A military disaster on the scale of the Gallipoli campaign can be responded to in one of two ways. Either the nation recoils in anger and disgust at the unforgivable failure of both the armed forces and the government to protect its sons; or it transforms the sordid waste of young lives into an occasion for patriotic and ultimately spiritual exultation.

For the deeply conservative government of the day it therefore became a matter of some urgency that the Gallipoli defeat, and its horrific losses, be reconfigured into a bloodsanctified rite of national passage. Having laid upon the altar of the ‘‘ dearest and the best’ ’ they had to offer, New Zealanders still at home were told that they had all, by some mysterious patriotic alchemy, been ennobled. Those hundreds of dead Kiwi boys had ‘‘ stood the test’’ , and now it was the duty of all those for whom they had made ‘‘ the final sacrifice’ ’ to do the same.

This transformation of the botched Dardanelles campaign into a symbol of emergent nationhood was thus a stunning example of the most malign and cynical statecraft. By representing the Anzac defeat as New Zealand’s bloody ‘‘ coming of age’’ , the Reform Party prime minister, Bill Massey, made certain that the disaster of Gallipoli would never be seriously questioned or criticised. Because to do so would be tantamount to questioning and criticising ‘‘ the glorious dead’ ’ — and that soon became unthinkable.

And so it has continued, down through the 10 decades since those Anzac soldiers first planted their boots on Turkish soil. And in every one of those decades the political and military leadership of New Zealand has reiterated the solemn falsehoods upon which the commemoration of Anzac Day is founded.

That the soldiers died for freedom and democracy.

That the battle marked the true birth of the New Zealand nation.

That had it been left to the Kiwis and the Aussies, the Gallipoli peninsula could have been secured.

The men who died on the unforgiving slopes of Gallipoli were volunteers, brimful of imperial pride and ready to give their all for their kingemperor and his empire. Freedom and democracy didn’t come into it. In 1914, Great Britain itself was only barely a democratic state. Most of the 800,000 British dead gave their lives for a state which allowed them no vote. New Zealand was a truly democratic state, but the progressive forces which had made it so harboured serious reservations about the war. Conscription was required to keep the blood tribute flowing and the government which oversaw it was brutally authoritarian.

Far from marking the birth of the New Zealand nation, the Gallipoli campaign and the subsequent battles in Flanders retarded the development of an independent New Zealand identity. Only in World War 2 could it be truthfully said that New Zealand’s citizen soldiers were consciously fighting for freedom and democracy — along with the job­rich , unionprotected , welfare state their votes had brought into being.

That the losses in World War 2 were so much fewer than those in World War 1 owed a great deal to the lessons drawn from that earlier conflict.
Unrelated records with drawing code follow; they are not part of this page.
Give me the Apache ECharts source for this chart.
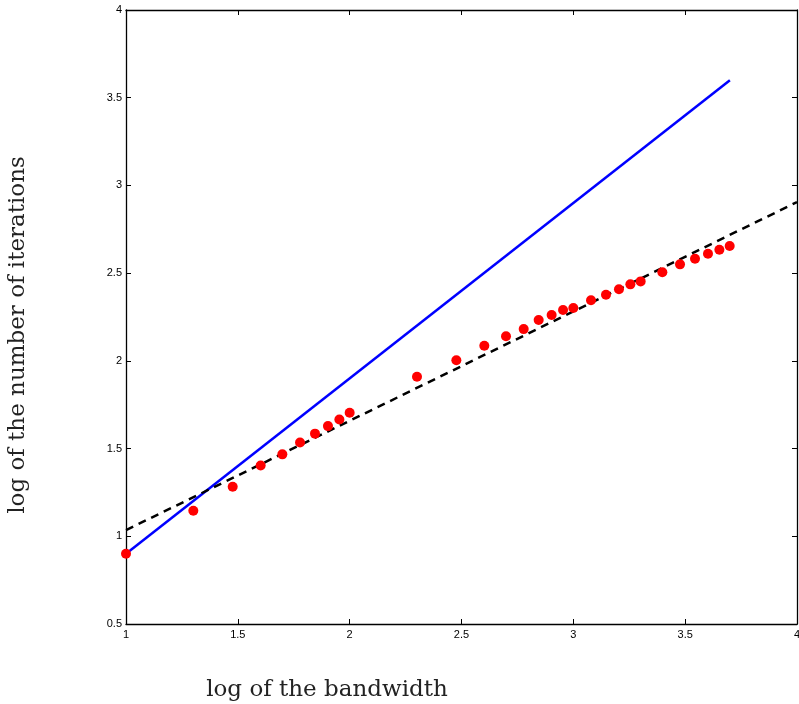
<!DOCTYPE html>
<html>
<head>
<meta charset="utf-8">
<script src="https://cdn.jsdelivr.net/npm/echarts@6/dist/echarts.min.js"></script>
<style>html,body{margin:0;padding:0;background:#fff}#c{width:799px;height:704px}</style>
</head>
<body>
<div id="c"></div>
<script>
// log10 of bandwidth vs log10 of number of iterations
const logBandwidth = [1.0, 1.301, 1.477, 1.602, 1.699, 1.778, 1.845, 1.903, 1.954, 2.0,
  2.301, 2.477, 2.602, 2.699, 2.778, 2.845, 2.903, 2.954, 3.0,
  3.079, 3.146, 3.204, 3.255, 3.301, 3.398, 3.477, 3.544, 3.602, 3.653, 3.699];
const logIterations = [0.9, 1.146, 1.282, 1.404, 1.467, 1.535, 1.585, 1.628, 1.666, 1.704,
  1.909, 2.003, 2.086, 2.140, 2.181, 2.233, 2.261, 2.290, 2.301,
  2.345, 2.377, 2.408, 2.436, 2.453, 2.505, 2.550, 2.582, 2.611, 2.633, 2.655];
const slopeOneLine = [[1.0, 0.9], [3.7, 3.6]];
const fitLine = [[1.0, 1.035], [4.0, 2.905]];
const xTicks = [1, 1.5, 2, 2.5, 3, 3.5, 4];
const yTicks = [0.5, 1, 1.5, 2, 2.5, 3, 3.5, 4];

const chart = echarts.init(document.getElementById('c'), null, {renderer: 'canvas', width: 799, height: 704});
const axisLineStyle = {lineStyle: {color: '#000', width: 1.3}};
const tickStyle = {show: true, inside: true, length: 5, lineStyle: {color: '#000', width: 1}};
const lblFont = {color: '#000', fontSize: 11, fontFamily: 'Liberation Sans, Arial, sans-serif'};
const fmt = v => String(v);
const titleFont = '23px "DejaVu Serif", "Liberation Serif", serif';
chart.setOption({
  animation: false,
  backgroundColor: '#fff',
  grid: {left: 126, width: 671, top: 10, height: 614, containLabel: false, outerBoundsMode: 'none'},
  xAxis: [
    {type: 'value', min: 1, max: 4, interval: 0.5, position: 'bottom',
     axisLine: axisLineStyle, axisTick: tickStyle, splitLine: {show: false},
     axisLabel: Object.assign({margin: 5, formatter: fmt}, lblFont)},
    {type: 'value', min: 1, max: 4, interval: 0.5, position: 'top',
     axisLine: axisLineStyle, axisTick: tickStyle, splitLine: {show: false},
     axisLabel: {show: false}}
  ],
  yAxis: [
    {type: 'value', min: 0.5, max: 4, interval: 0.5, position: 'left',
     axisLine: axisLineStyle, axisTick: tickStyle, splitLine: {show: false},
     axisLabel: Object.assign({margin: 4, formatter: fmt}, lblFont)},
    {type: 'value', min: 0.5, max: 4, interval: 0.5, position: 'right',
     axisLine: axisLineStyle, axisTick: tickStyle, splitLine: {show: false},
     axisLabel: {show: false}}
  ],
  graphic: [
    {type: 'text', x: 327, y: 690,
     style: {text: 'log of the bandwidth', font: titleFont, fill: '#222',
             align: 'center', verticalAlign: 'middle'}},
    {type: 'text', x: 18, y: 335, rotation: Math.PI / 2,
     style: {text: 'log of the number of iterations', font: titleFont, fill: '#222',
             align: 'center', verticalAlign: 'middle'}}
  ],
  series: [
    {type: 'line', data: slopeOneLine, showSymbol: false, symbol: 'none',
     lineStyle: {color: '#0000ff', width: 2.5}, z: 2},
    {type: 'line', data: fitLine, showSymbol: false, symbol: 'none',
     lineStyle: {color: '#000', width: 2.5, type: [8, 6]}, z: 2},
    {type: 'scatter', data: logBandwidth.map((x, i) => [x, logIterations[i]]),
     symbol: 'circle', symbolSize: 10, itemStyle: {color: '#ff0000', opacity: 1}, z: 3}
  ]
});
</script>
</body>
</html>
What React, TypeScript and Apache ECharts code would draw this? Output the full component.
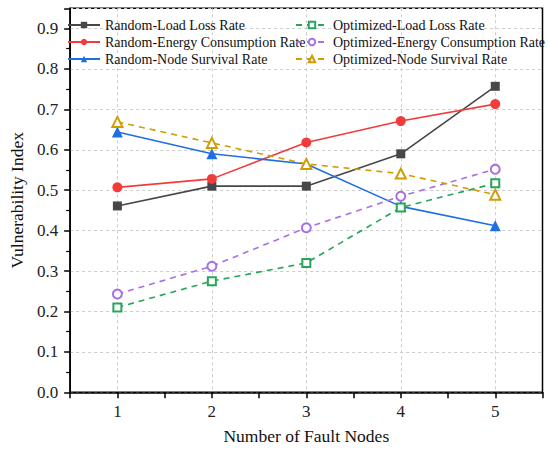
import React, { useEffect, useRef } from "react";
import * as echarts from "echarts";

const faultNodes = [1, 2, 3, 4, 5];
const randomLoadLoss = [0.461, 0.51, 0.51, 0.59, 0.757];
const randomEnergy = [0.507, 0.528, 0.618, 0.671, 0.713];
const randomNodeSurvival = [0.644, 0.59, 0.565, 0.46, 0.412];
const optLoadLoss = [0.21, 0.275, 0.32, 0.457, 0.517];
const optEnergy = [0.243, 0.312, 0.407, 0.485, 0.552];
const optNodeSurvival = [0.669, 0.617, 0.565, 0.541, 0.489];

const randomNames = [
  "Random-Load Loss Rate",
  "Random-Energy Consumption Rate",
  "Random-Node Survival Rate",
];
const optNames = [
  "Optimized-Load Loss Rate",
  "Optimized-Energy Consumption Rate",
  "Optimized-Node Survival Rate",
];

const FONT = "Liberation Serif";

function pairs(vals: number[]) {
  return faultNodes.map((x, i) => [x, vals[i]]);
}

export default function App() {
  const ref = useRef<HTMLDivElement>(null);
  useEffect(() => {
    if (!ref.current) return;
    const chart = echarts.init(ref.current, undefined, { renderer: "svg" });
    const solid = (name: string, vals: number[], color: string, symbol: string, size: number) => ({
      name,
      type: "line",
      data: pairs(vals),
      symbol,
      symbolSize: size,
      itemStyle: { color },
      lineStyle: { color, width: 1.6, type: "solid" },
    });
    const dashed = (name: string, vals: number[], color: string, symbol: string, size: number) => ({
      name,
      type: "line",
      data: pairs(vals),
      symbol,
      symbolSize: size,
      itemStyle: { color, borderColor: color, borderWidth: 2 },
      lineStyle: { color, width: 1.6, type: [6, 5] },
    });
    const legendCommon = {
      orient: "vertical",
      top: 18,
      itemWidth: 32,
      itemHeight: 8,
      itemGap: 3,
      padding: 0,
      textStyle: { fontFamily: FONT, fontSize: 14, color: "#111", lineHeight: 14 },
    };
    chart.setOption({
      animation: false,
      backgroundColor: "#fff",
      grid: {
        left: 67.5,
        right: 7.5,
        top: 8.3,
        bottom: 60.7,
        show: true,
        borderColor: "#000",
        borderWidth: 1.5,
        backgroundColor: "transparent",
      },
      legend: [
        { ...legendCommon, left: 67, data: randomNames },
        { ...legendCommon, left: 295, data: optNames },
      ],
      xAxis: {
        type: "value",
        min: 0.5,
        max: 5.5,
        interval: 0.5,
        name: "Number of Fault Nodes",
        nameLocation: "middle",
        nameGap: 35,
        nameTextStyle: { fontFamily: FONT, fontSize: 17.5, color: "#111" },
        axisLine: { show: true, lineStyle: { color: "#000", width: 1.5 } },
        axisTick: { show: true, inside: false, length: 6, lineStyle: { color: "#000", width: 1.5 } },
        axisLabel: {
          margin: 11,
          fontFamily: FONT,
          fontSize: 17,
          color: "#222",
          formatter: (v: number) => (Number.isInteger(v) && v >= 1 && v <= 5 ? String(v) : ""),
        },
        splitLine: {
          show: true,
          lineStyle: { color: ["transparent", "#cccccc"], type: [3, 3], width: 1 },
        },
      },
      yAxis: {
        type: "value",
        min: 0,
        max: 0.95,
        interval: 0.1,
        name: "Vulnerability Index",
        nameLocation: "middle",
        nameGap: 40,
        nameTextStyle: { fontFamily: FONT, fontSize: 17.5, color: "#111" },
        axisLine: { show: true, lineStyle: { color: "#000", width: 1.5 } },
        axisTick: { show: true, inside: false, length: 6, lineStyle: { color: "#000", width: 1.5 } },
        minorTick: { show: true, splitNumber: 2, length: 4, lineStyle: { color: "#000", width: 1.2 } },
        axisLabel: {
          margin: 12,
          fontFamily: FONT,
          fontSize: 17,
          color: "#222",
          formatter: (v: number) => (v > 0.91 ? "" : v.toFixed(1)),
        },
        splitLine: { show: true, lineStyle: { color: "#cccccc", type: [3, 3], width: 1 } },
      },
      series: [
        solid(randomNames[0], randomLoadLoss, "#474747", "rect", 9),
        solid(randomNames[1], randomEnergy, "#f23c3c", "circle", 10),
        solid(randomNames[2], randomNodeSurvival, "#1f6fe0", "triangle", 11),
        dashed(optNames[0], optLoadLoss, "#27a55a", "emptyRect", 8),
        dashed(optNames[1], optEnergy, "#a96fe3", "emptyCircle", 9),
        dashed(optNames[2], optNodeSurvival, "#d09c00", "emptyTriangle", 10),
      ],
    });
    return () => chart.dispose();
  }, []);
  return (
    <div
      ref={ref}
      style={{ position: "absolute", left: 0, top: 0, width: 550, height: 453 }}
    />
  );
}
Sending farm boys to take the Gallipoli peninsula was always a fool’s errand. The Turks knew it and so did their German advisers. Yes, we took Chunuk Bair, but we couldn’t hold it. Nobody could.

Next year we’ll solemnly mark the 100th anniversary of the Gallipoli landings. I hold little hope that we will do so honestly. Age may not weary those dear, best boys, but while we continue to tell ourselves lies about why they died — they will never rest.